NixOS is really not meant to work when you just “copy over another binary” whether statically linked or not. It’s less that it’s breaking basic stuff and more like it intentionally made choices to meet goals that the standard platforms essentially make impossible. And those goals are both highly valuable and also non-trivial to achieve.
The tradeoff is that installing anything on a NixOS installation should be done via Nix and not anything else.
If you want the best of both worlds though then you can use nix on an more traditional os. The nix stuff will just work. The copied binaries will sometimes work and sometimes not. Depending on where and how the were compiled and the current state of glibc on your OS. This may be considered an improvement by you. It may not.
It might be helpful to think of NixOS as not a typical Linux distribution but a related but different operating system, like a BSD or Android (another Linux distro unlike typical desktop distros).
I’ve encountered that mystifying “no such file or directory” exec error many times in my career, even long before Nix. Another frequent case is when you’re building a rootfs (e.g. a container image or embedded rootfs) and forgot to put ld.so in the right spot.
I think what makes it so much worse is the abysmal error reporting - why the hell do we just get ENOENT for both cases instead of a more specific “hey the P_INTERP is missing”? We have an errno for “no anode” but we can’t afford one for this, really?
I wonder if this is an artifact of the fact that ELF was not introduced into Linux until 2.0. I have occasionally noticed that earlier versions of the kernel had poor error handling for ill-formed ELF executables when it came to features that didn’t exist in a.out.
This was quite an enjoyable read, even though I don’t really use Nix! I liked the author’s over-the-top writing style especially, I wish there were more articles written like this.
I generally agree… but maybe the large AI-generated-looking pictures we could do without.
(Yes, now we can easily have impressive-looking illustrations for our blog posts. But do we actually need them? What value do they bring? I wonder if people actually look at them instead of skipping over them.)
I liked them and looked at them. They were pretty and felt cohesive to me.
Was this ever true?
A great argument for periodically revisiting legacy design choices. Static linking should be the default in modern compilers.
The problem on Linux is that things like NSS won’t really work with static linking. We’d need a service for NSS instead of every program dynamically loading the modules. In practice many NSS modules talk to a daemon anyway, for caching (like sssd or nslcd).

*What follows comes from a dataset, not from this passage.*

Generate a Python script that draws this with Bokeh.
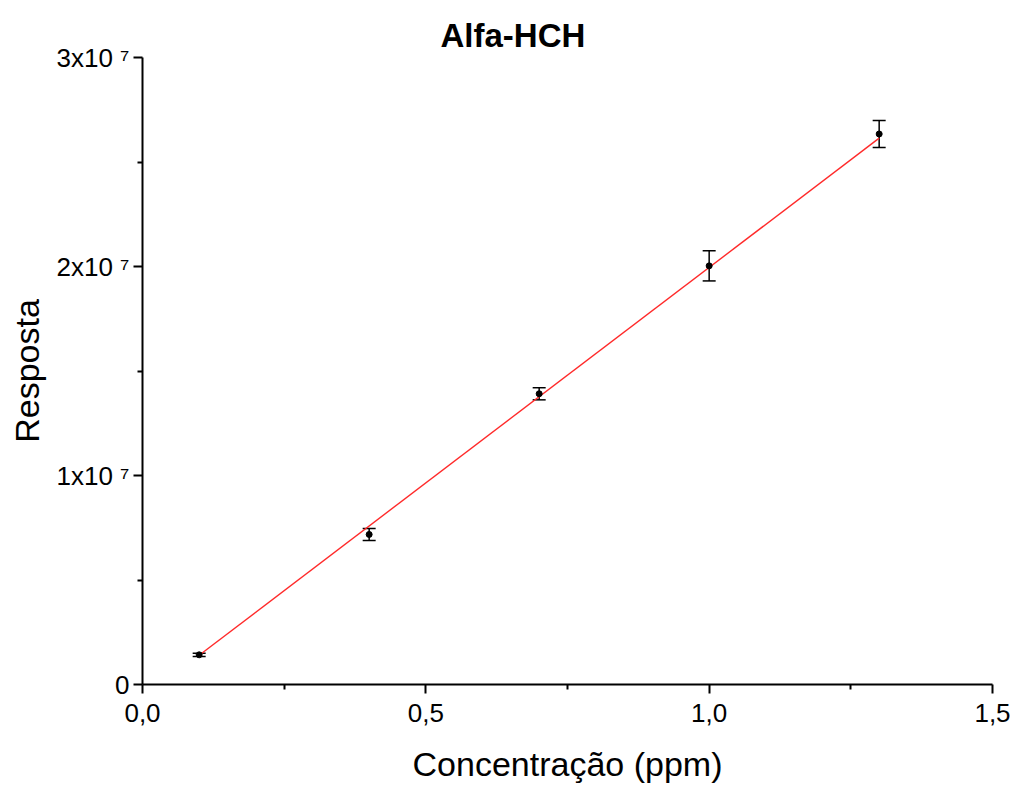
from bokeh.plotting import figure
from bokeh.models import ColumnDataSource, Whisker, TeeHead, FixedTicker, Range1d
from bokeh.embed import file_html
from bokeh.resources import INLINE

# Data
conc = [0.1, 0.4, 0.7, 1.0, 1.3]
resp = [1.42e6, 7.18e6, 1.391e7, 2.003e7, 2.634e7]
err = [0.08e6, 0.29e6, 0.29e6, 0.72e6, 0.65e6]
fit_x = [0.1, 1.3]
fit_y = [1.40e6, 2.614e7]

x_ticks = [0.0, 0.5, 1.0, 1.5]
x_tick_labels = ["0,0", "0,5", "1,0", "1,5"]
x_minor = [0.25, 0.75, 1.25]
y_ticks = [0, 1e7, 2e7, 3e7]
y_tick_labels = ["0", "1x10 \u2077", "2x10 \u2077", "3x10 \u2077"]
y_minor = [5e6, 1.5e7, 2.5e7]

FONT = "Liberation Sans"

p = figure(width=1018, height=787, output_backend="svg", toolbar_location=None,
           x_range=Range1d(0, 1.5), y_range=Range1d(0, 3e7),
           min_border_left=142, min_border_right=26, min_border_top=57, min_border_bottom=103)
p.outline_line_color = None
p.xgrid.visible = False
p.ygrid.visible = False
p.background_fill_color = "white"
p.border_fill_color = "white"

p.title.text = "Alfa-HCH"
p.title.text_font = FONT
p.title.text_font_size = "33px"
p.title.text_font_style = "bold"
p.title.text_color = "black"
p.title.align = "left"
p.title.offset = 298
p.title.standoff = 8

src = ColumnDataSource(dict(x=conc, y=resp, lower=[r - e for r, e in zip(resp, err)],
                            upper=[r + e for r, e in zip(resp, err)]))

p.line(fit_x, fit_y, line_color="#ff2a2a", line_width=1.4)

w = Whisker(source=src, base="x", lower="lower", upper="upper",
            line_color="black", line_width=1.5,
            upper_head=TeeHead(size=13, line_color="black", line_width=1.5),
            lower_head=TeeHead(size=13, line_color="black", line_width=1.5))
p.add_layout(w)
p.scatter("x", "y", source=src, size=6, color="black")

for ax, ticks, labels, minor in ((p.xaxis[0], x_ticks, x_tick_labels, x_minor),
                                 (p.yaxis[0], y_ticks, y_tick_labels, y_minor)):
    ax.ticker = FixedTicker(ticks=ticks, minor_ticks=minor)
    ax.major_label_overrides = {t: l for t, l in zip(ticks, labels)}
    ax.axis_line_width = 2
    ax.axis_line_color = "black"
    ax.major_tick_in = 0
    ax.major_tick_out = 9
    ax.major_tick_line_width = 2
    ax.minor_tick_in = 0
    ax.minor_tick_out = 5
    ax.minor_tick_line_width = 2
    ax.major_label_text_font = FONT
    ax.major_label_text_font_size = "26px"
    ax.major_label_text_color = "black"
    ax.axis_label_text_font = FONT
    ax.axis_label_text_font_size = "34px"
    ax.axis_label_text_font_style = "normal"
    ax.axis_label_text_color = "black"

p.xaxis.axis_label = "Concentração (ppm)"
p.yaxis.axis_label = "Resposta"
p.xaxis.major_label_standoff = 10
p.yaxis.major_label_standoff = 4
p.xaxis.axis_label_standoff = 20
p.yaxis.axis_label_standoff = 7

open("out.html", "w").write(file_html(p, INLINE))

AFAICT systemd can provide such a service, because there’s a Go issue about using it.
I like to say that “extensibility in the same address space” is usually more trouble than it’s worth. See for example Apple using their XPC for many interfaces, decoupling the address spaces and making the architecture transition much easier.
The systemd document linked from there is fascinating. The name resolution uses VARLINK, which I also hadn’t previously heard of, but which looks like a very simple JSON RPC system with some UNIX integration. It lists a number of reasons why this can’t use DBUS, but I found the startup one less than compelling: name resolution won’t work until you’ve started the daemon that handles the varlink connection, why can’t you guarantee that the DBUS daemon starts this early?
I think I ran into this very error after setting up a new NixOS installation and copying over a “mostly statically” linked library compiled on another NixOS machine. I think I know how to fix this properly now, but it’s rather shitty how NixOS manages to break even the most basic stuff.
NixOS is really not meant to work when you just “copy over another binary” whether statically linked or not. It’s less that it’s breaking basic stuff and more like it intentionally made choices to meet goals that the standard platforms essentially make impossible. And those goals are both highly valuable and also non-trivial to achieve.
The tradeoff is that installing anything on a NixOS installation should be done via Nix and not anything else.
If you want the best of both worlds though then you can use nix on an more traditional os. The nix stuff will just work. The copied binaries will sometimes work and sometimes not. Depending on where and how the were compiled and the current state of glibc on your OS. This may be considered an improvement by you. It may not.
It might be helpful to think of NixOS as not a typical Linux distribution but a related but different operating system, like a BSD or Android (another Linux distro unlike typical desktop distros).
I’ve encountered that mystifying “no such file or directory” exec error many times in my career, even long before Nix. Another frequent case is when you’re building a rootfs (e.g. a container image or embedded rootfs) and forgot to put ld.so in the right spot.
I think what makes it so much worse is the abysmal error reporting - why the hell do we just get ENOENT for both cases instead of a more specific “hey the P_INTERP is missing”? We have an errno for “no anode” but we can’t afford one for this, really?
I wonder if this is an artifact of the fact that ELF was not introduced into Linux until 2.0. I have occasionally noticed that earlier versions of the kernel had poor error handling for ill-formed ELF executables when it came to features that didn’t exist in a.out.